勝利をつかみ取りたいなら、環境が変わっても左右されないほどの技術を身につけることが大切であり、そのためには日頃から学びや努力を続けることが必要でしょう。なぜ勝利したのか、その分析も忘れてはいけません。
「負けに不思議の負けなし」
失敗には必ず原因があり、「運が悪かったから」を理由にただ失敗を悔やんでいては次も同じ失敗を繰り返してしまいます。
何を失敗と見なすのかは人それぞれですが、「負けに不思議の負けなし」からは「失敗から原因を分析し、二度と同じ失敗を繰り返さないように」というメッセージが伝わってきます。
まとめ
「勝ちに不思議の勝ちあり、負けに不思議の負けなし」は、江戸時代から語り継がれている名言です。

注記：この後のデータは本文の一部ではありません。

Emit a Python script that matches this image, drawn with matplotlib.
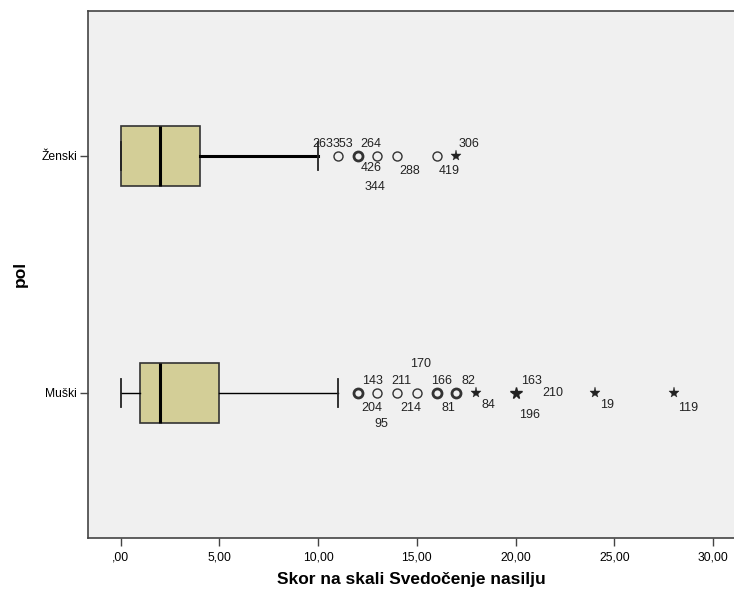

勝ち負けには日頃の学びや努力の成果が表れます。野村監督はこの言葉を座右の銘とすることで、「まぐれや運で勝つことはあっても、負けるときは自分に何らかの原因があると考えよ」と自分自身を叱咤激励していたのかもしれません。
試合の勝敗だけではなく、日常生活においても同じ失敗を繰り返さず日々成長していくために、私たちも頭の片隅にいれておきたい深い名言の一つです。
番長
ここまで読んでくれてありがとう! そして……
素晴らしい名言を教えてくれてありがとうノムさん!! 合掌
押忍!
「勝ちに不思議の勝ちあり、負けに不思議の負けなし」
これは深い名言だ。「負けに不思議の負けなし」ということは、すべての敗北には理由があるということ。敗北した理由を反省して、改善しようとするから、人間も会社も強くなるのだ。